#### EXERCISE OBJECTIVE:
Can you print the data exactly and leave out each image?

----- INFORMATION SUPPLIED -----

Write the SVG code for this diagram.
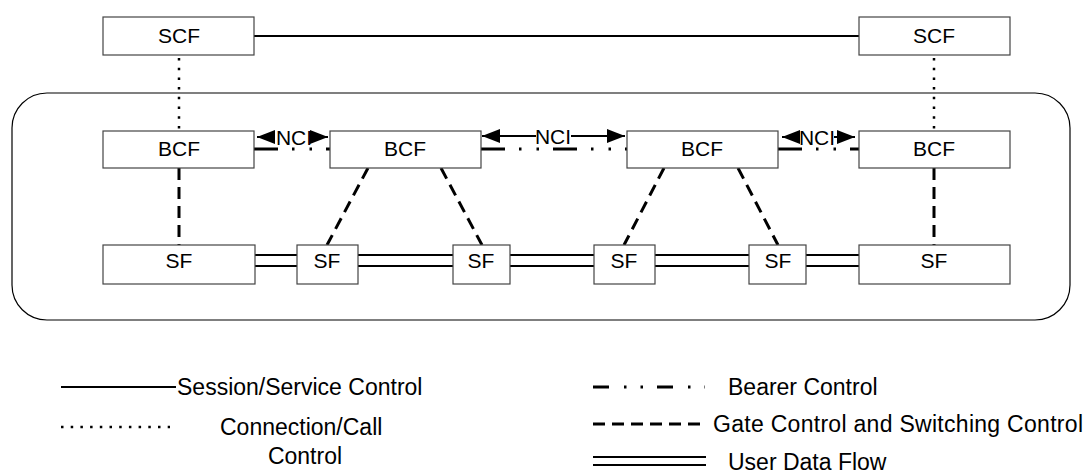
<svg xmlns="http://www.w3.org/2000/svg" width="1087" height="476" viewBox="0 0 1087 476">
<style>
.box{fill:#fff;stroke:#444;stroke-width:1.2}
.t{font-family:"Liberation Sans",Arial,sans-serif;font-size:21px;fill:#000;text-anchor:middle}
.lg{font-family:"Liberation Sans",Arial,sans-serif;font-size:23px;fill:#000}
.solid{stroke:#000;stroke-width:2;fill:none}
.dot{stroke:#000;stroke-width:2.5;stroke-dasharray:2.5 7.2;fill:none}
.gate{stroke:#000;stroke-width:3;stroke-dasharray:12 7;fill:none}
.bearer{stroke:#000;stroke-width:3;stroke-dasharray:24 14 2.5 15 2.5 14;fill:none}
.udf{stroke:#000;stroke-width:2;fill:none}
.arr{stroke:#000;stroke-width:2;fill:none}
</style>
<defs>
<marker id="ah" markerUnits="userSpaceOnUse" markerWidth="18" markerHeight="16" refX="18" refY="8" orient="auto-start-reverse">
<path d="M0,1 L18,8 L0,15 Z" fill="#000"/>
</marker>
</defs>
<rect id="domain" x="12" y="93" width="1058" height="227" rx="35" ry="35" fill="none" stroke="#000" stroke-width="1.2"/>
<g id="connectors">
<line class="solid" x1="254" y1="36" x2="859" y2="36"/>
<line class="dot" x1="179" y1="58" x2="179" y2="131"/>
<line class="dot" x1="934" y1="58" x2="934" y2="131"/>
<line class="bearer" x1="254" y1="149" x2="330" y2="149"/>
<line class="bearer" x1="481" y1="149" x2="627" y2="149"/>
<line class="bearer" x1="778" y1="149" x2="859" y2="149"/>
<line class="gate" x1="179" y1="168" x2="179" y2="245"/>
<line class="gate" x1="368" y1="168" x2="327" y2="245"/>
<line class="gate" x1="441" y1="168" x2="482" y2="245"/>
<line class="gate" x1="664" y1="168" x2="624" y2="245"/>
<line class="gate" x1="738" y1="168" x2="778" y2="245"/>
<line class="gate" x1="934" y1="168" x2="934" y2="245"/>
<g id="udf">
<path class="udf" d="M255,255H297M255,266H297M358,255H453M358,266H453M510,255H594M510,266H594M655,255H749M655,266H749M806,255H859M806,266H859"/>
</g>
<g id="nci1">
<line class="arr" x1="275" y1="137" x2="257" y2="137" marker-end="url(#ah)"/>
<line class="arr" x1="310" y1="137" x2="328" y2="137" marker-end="url(#ah)"/>
<text class="t" x="294" y="145" font-size="20">NCI</text>
</g>
<g id="nci2">
<line class="arr" x1="536" y1="136" x2="482" y2="136" marker-end="url(#ah)"/>
<line class="arr" x1="571" y1="136" x2="625" y2="136" marker-end="url(#ah)"/>
<text class="t" x="553" y="144" font-size="20">NCI</text>
</g>
<g id="nci3">
<line class="arr" x1="800" y1="137" x2="782" y2="137" marker-end="url(#ah)"/>
<line class="arr" x1="834" y1="137" x2="855" y2="137" marker-end="url(#ah)"/>
<text class="t" x="817" y="145" font-size="20">NCI</text>
</g>
</g>
<g id="scf1"><rect class="box" x="103" y="17" width="151" height="38"/><text class="t" x="179" y="43">SCF</text></g>
<g id="scf2"><rect class="box" x="859" y="17" width="151" height="38"/><text class="t" x="934" y="43">SCF</text></g>
<g id="bcf1"><rect class="box" x="103" y="131" width="151" height="37"/><text class="t" x="179" y="156">BCF</text></g>
<g id="bcf2"><rect class="box" x="330" y="131" width="151" height="37"/><text class="t" x="405" y="156">BCF</text></g>
<g id="bcf3"><rect class="box" x="627" y="131" width="151" height="37"/><text class="t" x="702" y="156">BCF</text></g>
<g id="bcf4"><rect class="box" x="859" y="131" width="151" height="37"/><text class="t" x="934" y="156">BCF</text></g>
<g id="sf1"><rect class="box" x="103" y="245" width="152" height="39"/><text class="t" x="179" y="268">SF</text></g>
<g id="sf2"><rect class="box" x="297" y="245" width="61" height="39"/><text class="t" x="327" y="268">SF</text></g>
<g id="sf3"><rect class="box" x="453" y="245" width="57" height="39"/><text class="t" x="481" y="268">SF</text></g>
<g id="sf4"><rect class="box" x="594" y="245" width="61" height="39"/><text class="t" x="624" y="268">SF</text></g>
<g id="sf5"><rect class="box" x="749" y="245" width="57" height="39"/><text class="t" x="778" y="268">SF</text></g>
<g id="sf6"><rect class="box" x="859" y="245" width="151" height="39"/><text class="t" x="934" y="268">SF</text></g>
<g id="legend">
<line class="solid" x1="61" y1="387" x2="176" y2="387"/>
<text class="lg" x="177" y="395">Session/Service Control</text>
<line class="dot" x1="61" y1="427" x2="170" y2="427"/>
<text class="lg" x="220" y="435">Connection/Call</text>
<text class="lg" x="305" y="464" text-anchor="middle">Control</text>
<line class="bearer" x1="593" y1="387" x2="705" y2="387" style="stroke-dasharray:16 15 2.5 14 2.5 14"/>
<text class="lg" x="728" y="395">Bearer Control</text>
<line class="gate" x1="593" y1="424" x2="700" y2="424"/>
<text class="lg" x="713" y="432" textLength="370">Gate Control and Switching Control</text>
<path class="udf" d="M593,457H706M593,465H706"/>
<text class="lg" x="728" y="470">User Data Flow</text>
</g>
</svg>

-----

#### WRITTEN SOLUTION:
Write the SVG code for this diagram.
<svg xmlns="http://www.w3.org/2000/svg" width="1087" height="476" viewBox="0 0 1087 476">
<style>
.box{fill:#fff;stroke:#444;stroke-width:1.2}
.t{font-family:"Liberation Sans",Arial,sans-serif;font-size:21px;fill:#000;text-anchor:middle}
.lg{font-family:"Liberation Sans",Arial,sans-serif;font-size:23px;fill:#000}
.solid{stroke:#000;stroke-width:2;fill:none}
.dot{stroke:#000;stroke-width:2.5;stroke-dasharray:2.5 7.2;fill:none}
.gate{stroke:#000;stroke-width:3;stroke-dasharray:12 7;fill:none}
.bearer{stroke:#000;stroke-width:3;stroke-dasharray:24 14 2.5 15 2.5 14;fill:none}
.udf{stroke:#000;stroke-width:2;fill:none}
.arr{stroke:#000;stroke-width:2;fill:none}
</style>
<defs>
<marker id="ah" markerUnits="userSpaceOnUse" markerWidth="18" markerHeight="16" refX="18" refY="8" orient="auto-start-reverse">
<path d="M0,1 L18,8 L0,15 Z" fill="#000"/>
</marker>
</defs>
<rect id="domain" x="12" y="93" width="1058" height="227" rx="35" ry="35" fill="none" stroke="#000" stroke-width="1.2"/>
<g id="connectors">
<line class="solid" x1="254" y1="36" x2="859" y2="36"/>
<line class="dot" x1="179" y1="58" x2="179" y2="131"/>
<line class="dot" x1="934" y1="58" x2="934" y2="131"/>
<line class="bearer" x1="254" y1="149" x2="330" y2="149"/>
<line class="bearer" x1="481" y1="149" x2="627" y2="149"/>
<line class="bearer" x1="778" y1="149" x2="859" y2="149"/>
<line class="gate" x1="179" y1="168" x2="179" y2="245"/>
<line class="gate" x1="368" y1="168" x2="327" y2="245"/>
<line class="gate" x1="441" y1="168" x2="482" y2="245"/>
<line class="gate" x1="664" y1="168" x2="624" y2="245"/>
<line class="gate" x1="738" y1="168" x2="778" y2="245"/>
<line class="gate" x1="934" y1="168" x2="934" y2="245"/>
<g id="udf">
<path class="udf" d="M255,255H297M255,266H297M358,255H453M358,266H453M510,255H594M510,266H594M655,255H749M655,266H749M806,255H859M806,266H859"/>
</g>
<g id="nci1">
<line class="arr" x1="275" y1="137" x2="257" y2="137" marker-end="url(#ah)"/>
<line class="arr" x1="310" y1="137" x2="328" y2="137" marker-end="url(#ah)"/>
<text class="t" x="294" y="145" font-size="20">NCI</text>
</g>
<g id="nci2">
<line class="arr" x1="536" y1="136" x2="482" y2="136" marker-end="url(#ah)"/>
<line class="arr" x1="571" y1="136" x2="625" y2="136" marker-end="url(#ah)"/>
<text class="t" x="553" y="144" font-size="20">NCI</text>
</g>
<g id="nci3">
<line class="arr" x1="800" y1="137" x2="782" y2="137" marker-end="url(#ah)"/>
<line class="arr" x1="834" y1="137" x2="855" y2="137" marker-end="url(#ah)"/>
<text class="t" x="817" y="145" font-size="20">NCI</text>
</g>
</g>
<g id="scf1"><rect class="box" x="103" y="17" width="151" height="38"/><text class="t" x="179" y="43">SCF</text></g>
<g id="scf2"><rect class="box" x="859" y="17" width="151" height="38"/><text class="t" x="934" y="43">SCF</text></g>
<g id="bcf1"><rect class="box" x="103" y="131" width="151" height="37"/><text class="t" x="179" y="156">BCF</text></g>
<g id="bcf2"><rect class="box" x="330" y="131" width="151" height="37"/><text class="t" x="405" y="156">BCF</text></g>
<g id="bcf3"><rect class="box" x="627" y="131" width="151" height="37"/><text class="t" x="702" y="156">BCF</text></g>
<g id="bcf4"><rect class="box" x="859" y="131" width="151" height="37"/><text class="t" x="934" y="156">BCF</text></g>
<g id="sf1"><rect class="box" x="103" y="245" width="152" height="39"/><text class="t" x="179" y="268">SF</text></g>
<g id="sf2"><rect class="box" x="297" y="245" width="61" height="39"/><text class="t" x="327" y="268">SF</text></g>
<g id="sf3"><rect class="box" x="453" y="245" width="57" height="39"/><text class="t" x="481" y="268">SF</text></g>
<g id="sf4"><rect class="box" x="594" y="245" width="61" height="39"/><text class="t" x="624" y="268">SF</text></g>
<g id="sf5"><rect class="box" x="749" y="245" width="57" height="39"/><text class="t" x="778" y="268">SF</text></g>
<g id="sf6"><rect class="box" x="859" y="245" width="151" height="39"/><text class="t" x="934" y="268">SF</text></g>
<g id="legend">
<line class="solid" x1="61" y1="387" x2="176" y2="387"/>
<text class="lg" x="177" y="395">Session/Service Control</text>
<line class="dot" x1="61" y1="427" x2="170" y2="427"/>
<text class="lg" x="220" y="435">Connection/Call</text>
<text class="lg" x="305" y="464" text-anchor="middle">Control</text>
<line class="bearer" x1="593" y1="387" x2="705" y2="387" style="stroke-dasharray:16 15 2.5 14 2.5 14"/>
<text class="lg" x="728" y="395">Bearer Control</text>
<line class="gate" x1="593" y1="424" x2="700" y2="424"/>
<text class="lg" x="713" y="432" textLength="370">Gate Control and Switching Control</text>
<path class="udf" d="M593,457H706M593,465H706"/>
<text class="lg" x="728" y="470">User Data Flow</text>
</g>
</svg>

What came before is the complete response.